MORE than 90% of parents were opposed to Shelley College’s controversial expansion plans.
That’s one of the main findings of Kirklees Council’s non-statutory consultation, the results of which have just been published.
Shelley had announced plans to look at accepting Year 7 and 8 pupils, but later dropped the plans after a furore.
Parents stated they felt the middle schools were an ideal “stepping stone” for children after being in smaller first schools which prepared them well for secondary school.
The majority also felt that the possible transition from a relatively small school to a potentially very large school would be daunting and intimidating.
An overwhelming majority of all people who responded felt that the existing three-tier system with high performing schools worked well and saw no reason to change it.

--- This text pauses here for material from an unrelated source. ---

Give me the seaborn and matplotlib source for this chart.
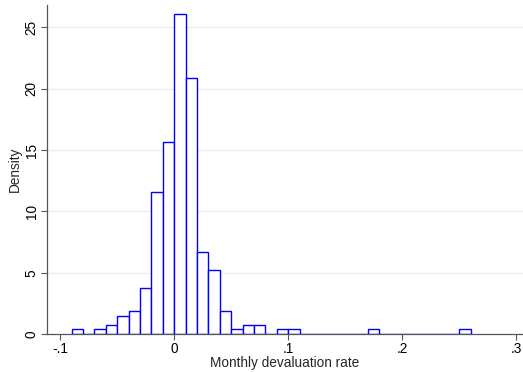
import numpy as np
import pandas as pd
import matplotlib
matplotlib.use("Agg")
import matplotlib.pyplot as plt
import seaborn as sns

# Bin edges (width .01) and counts per bin
bin_edges = [round(-0.09 + 0.01 * k, 3) for k in range(36)]
counts = [1, 0, 1, 2, 4, 5, 10, 31, 42, 70, 56, 18, 14, 5, 1, 2, 2, 0, 1, 1,
          0, 0, 0, 0, 0, 0, 1, 0, 0, 0, 0, 0, 0, 0, 1]
x_ticks = [-0.1, 0, 0.1, 0.2, 0.3]
x_tick_labels = ['-.1', '0', '.1', '.2', '.3']
y_ticks = [0, 5, 10, 15, 20, 25]

edges = np.array(bin_edges)
df = pd.DataFrame({'rate': (edges[:-1] + edges[1:]) / 2, 'n': counts})

sns.set_theme(style="white")
plt.rcParams['font.family'] = ['Liberation Sans', 'DejaVu Sans']

fig = plt.figure(figsize=(5.23, 3.72), dpi=100)
ax = fig.add_axes([0.09, 0.102, 0.91, 0.884])

# horizontal grid lines like Stata's s2color scheme
for y in y_ticks[1:]:
    ax.axhline(y, color='#e6eef0', lw=1.0, zorder=0)

sns.histplot(data=df, x='rate', weights='n', bins=list(bin_edges), stat='density',
             fill=True, color='white', edgecolor='#0000ff', linewidth=1.0,
             alpha=1, ax=ax, zorder=2)

ax.set_xlim(-0.1115, 0.306)
ax.set_ylim(0, 26.8)
ax.set_xticks(x_ticks)
ax.set_xticklabels(x_tick_labels)
ax.set_yticks(y_ticks)
ax.set_yticklabels([str(v) for v in y_ticks], rotation=90, va='center')

ax.tick_params(axis='both', direction='out', length=4, width=0.8,
               color='#555555', labelsize=9.8, labelcolor='black', pad=2)
ax.tick_params(axis='x', bottom=True)
ax.tick_params(axis='y', left=True)

for side in ['top', 'right']:
    ax.spines[side].set_visible(False)
for side in ['left', 'bottom']:
    ax.spines[side].set_color('#555555')
    ax.spines[side].set_linewidth(0.9)

ax.set_xlabel('Monthly devaluation rate', fontsize=9.8, labelpad=0)
ax.set_ylabel('Density', fontsize=9.8, labelpad=2)

fig.savefig('out.png', dpi=100)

The council received 465 official responses during the process, which began on November 5. It actively ran until November 20 when Shelley governors formally withdrew their plans to accept Year 7 and 8 pupils following stiff opposition from local residents and parish councillors.
Responding to the question of whether they preferred a two-tier or three-tier education system for their children, only 23 of the 315 parents who responded said they preferred a two-tier system – with no middle schools.
Shelley College became an academy in 2011 and is answerable directly to the Government, not the local authority. But such was the strength of feeling in the area, Kirklees decided to run its own consultation in addition to the academy’s.
The council sent out over 6,000 documents to parents, teachers, governors, early years locations, trade unionists, neighbouring local authorities and the parish councils of Denby Dale and Kirkburton.